You want to process your XML file, but you do not want to expand any of the defined entities.
Replace all your entities with a string that is easy to search for. For
example, you can replace the entity &product;
with the string [[[product]]]
(assuming that the
string [[[product]]]
doesn't occur anywhere else in
our document).
Before you can proceed, you need to prepare your system as described in Procedure 3.3, “Preparing the Workflow”.
Once you have done all the preparations, proceed with Procedure 3.4, “Workflow for Protecting Custom Entities”.
Not expanding entities looks like an abnormal use case as XML parsers are supposed to expand entities by default. However, expanding entities has one disadvantage: after the XML parser has resolved entities, the content is indistinguishable from other content. In other words, you cannot distinguish content that comes from an entity definition from existing content. You cannot “go back” and revert this process once all entities are expanded.

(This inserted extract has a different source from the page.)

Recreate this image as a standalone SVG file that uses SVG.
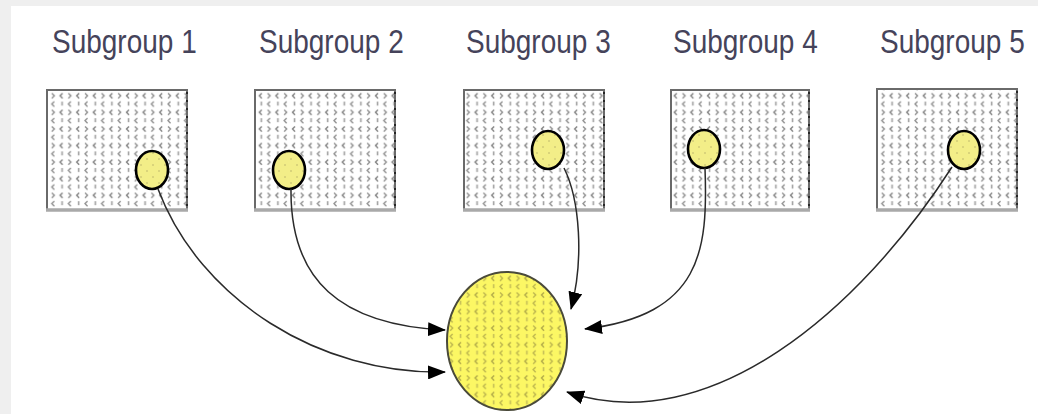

For this reason, preserving entities can be useful when you want to process XML, but keep the definied entities untouched. Procedure 3.4 showed one solution. However, be aware of certain issues that might cause problems with XML files:
The script does not know XML. As such, it reads the XML file line by line and replaces each line through regular expressions.
The script can replace entities in situations where it is
not desirable. For example, if you have an entity in an href
of a xi:include
element,
such reference will not work anymore when resolving XIncludes.
The script doesn't handle external entities. External entities refer to external storage objects, for example:
<!DOCTYPE book [ <!ENTITY intro SYSTEM "chap-intro.xml"> ]> <book> <title>...</title> &intro; </book>
Such external entities usually refer to whole XML structures like chapters, sections etc. Replacing such structures with ordinary text would lead to syntax errors in your XML files. However, such entities are not used very often and they should be replaced by XInludes (see Section 1.3, “Modularize Your Document with XIncludes”).
If you prefer a solution that can handle XML, use the Python
script ents2pi.py
.
This script can parse XML and replaces each entity with a processing
instruction. For example, the entity &product;
is converted to the PI <?entity product>
. That makes
it easier to process it with XSLT or any other XML-agnostic tool.
ent2text.py
and ents2pi.py
ent2text.py | ents2pi.py | |
---|---|---|
Entity to Text | Entity to PI | |
XML-aware | No | Yes |
Easy to process it further | More difficult | Easy |
Preserving source code | Always | Usually |
Dependencies | Only Python standard library | lxml[a] |
Project@GitHub | Issue#8 |